Ask HN: How do you bypass, eliminate, reduce friction when starting a project

1 points by AstroJetson ↗ HN
I have a wide variety of projects (hardware, software, robotics, etc.) that seem have high friction levels to get started. By friction I mean things like getting parts together, assembling long tool chains for software, etc.

I feel that I'm out in the yak barn shaving yaks about every time I start these. I have projects "on the books" that I've done the documentation on what I need and after awhile it just gets moved into the too hard pile.

I try to pre-plan and figure out what I need so I don't get to the point that I need a discontinued chip and need to spin up a foundry in my basement. :-) I get parts and file them away by the project. Side effect is I have enough parts to reopen a half dozen Radio Shack stores for staged projects.

I document everything, since task switch could be days / weeks apart. I use a local wiki to make it a little easier since I can cross reference what software/hardware similar projects need. (But one of the projects is updating the wiki software, that will break some of the features I added, so I'll need to fix them as I go)
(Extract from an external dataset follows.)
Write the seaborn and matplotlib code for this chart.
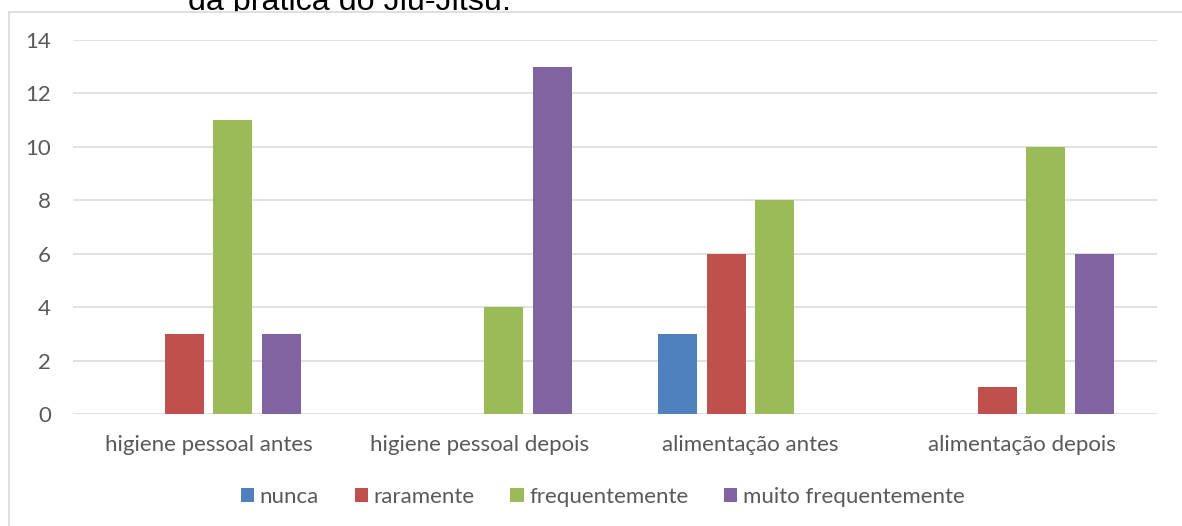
import matplotlib
matplotlib.use("Agg")
import matplotlib.pyplot as plt
import seaborn as sns
import pandas as pd
from matplotlib.patches import Rectangle
from matplotlib.lines import Line2D

categories = ["higiene pessoal antes", "higiene pessoal depois", "alimentação antes", "alimentação depois"]
series_names = ["nunca", "raramente", "frequentemente", "muito frequentemente"]
nunca = [0, 0, 3, 0]
raramente = [3, 0, 6, 1]
frequentemente = [11, 4, 8, 10]
muito_frequentemente = [3, 13, 0, 6]
y_ticks = [0, 2, 4, 6, 8, 10, 12, 14]
colors = ["#4F81BD", "#C0504D", "#9BBB59", "#8064A2"]
caption = "da prática do Jiu-Jitsu."

rows = []
for name, vals in zip(series_names, [nunca, raramente, frequentemente, muito_frequentemente]):
    for c, v in zip(categories, vals):
        rows.append({"categoria": c, "serie": name, "valor": v})
df = pd.DataFrame(rows)

sns.set_theme(style="white")
plt.rcParams["font.family"] = ["Lato", "DejaVu Sans"]

W, H = 1182, 526
fig = plt.figure(figsize=(W / 100, H / 100), dpi=100)
fig.patch.set_facecolor("white")

ax = fig.add_axes([73 / W, (H - 414) / H, 1084 / W, 374 / H])
ax.set_facecolor("none")
ax.set_zorder(1)

sns.barplot(data=df, x="categoria", y="valor", hue="serie", order=categories,
            hue_order=series_names, palette=colors, width=0.723, gap=0.204,
            linewidth=0, saturation=1, ax=ax, legend=True)

ax.set_ylim(0, 14)
ax.set_xlim(-0.5, 3.5)
ax.set_yticks(y_ticks)
ax.set_xlabel("")
ax.set_ylabel("")
for s in ax.spines.values():
    s.set_visible(False)
ax.yaxis.grid(True, color="#D9D9D9", linewidth=1.1)
ax.set_axisbelow(True)
ax.tick_params(axis="both", length=0, labelsize=16, labelcolor="#595959")
ax.tick_params(axis="x", pad=15)
ax.tick_params(axis="y", pad=16)

handles, labels = ax.get_legend_handles_labels()
ax.get_legend().remove()
leg = fig.legend(handles, labels, loc="center", bbox_to_anchor=(603 / W, (H - 497) / H),
                 ncol=4, frameon=False, fontsize=16, handlelength=0.59, handleheight=0.59,
                 handletextpad=0.27, columnspacing=1.6, labelcolor="#595959")

# cropped caption above chart area
t = fig.text(188 / W, (H - 10) / H, caption, fontsize=22, color="black",
             family=["Liberation Sans", "DejaVu Sans"], va="baseline", ha="left", zorder=-3)
r = fig.canvas.get_renderer()
w = t.get_window_extent(r).width
t.set_fontsize(22 * 322 / w)

fig.patches.append(Rectangle((0, 0), 1, (H - 12) / H, transform=fig.transFigure,
                             facecolor="white", edgecolor="none", zorder=-2))
fig.lines.append(Line2D([9 / W, 1], [(H - 12) / H, (H - 12) / H], transform=fig.transFigure,
                        color="#D9D9D9", linewidth=1.2, zorder=-1))
fig.lines.append(Line2D([9 / W, 9 / W], [0, (H - 12) / H], transform=fig.transFigure,
                        color="#D9D9D9", linewidth=1.2, zorder=-1))

fig.savefig("out.png", dpi=100)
But there is still so much other software friction going on. My other stumbles come from projects that I'm trying to include that are multi-lingual (lets mash C, Rust, and Python together??). Library gathering has the nuance of make sure everything is on the same level.

None of these are For$ale projects, they are allegedly something that will be fun, but it's like the fun gets sucked out before there is any results.

So hackers, what are your secrets from not getting stuck in the startup friction and staying out of the yak shed? How do you manage having 5-7 inprocess projects and keeping where you are documented. Thanks.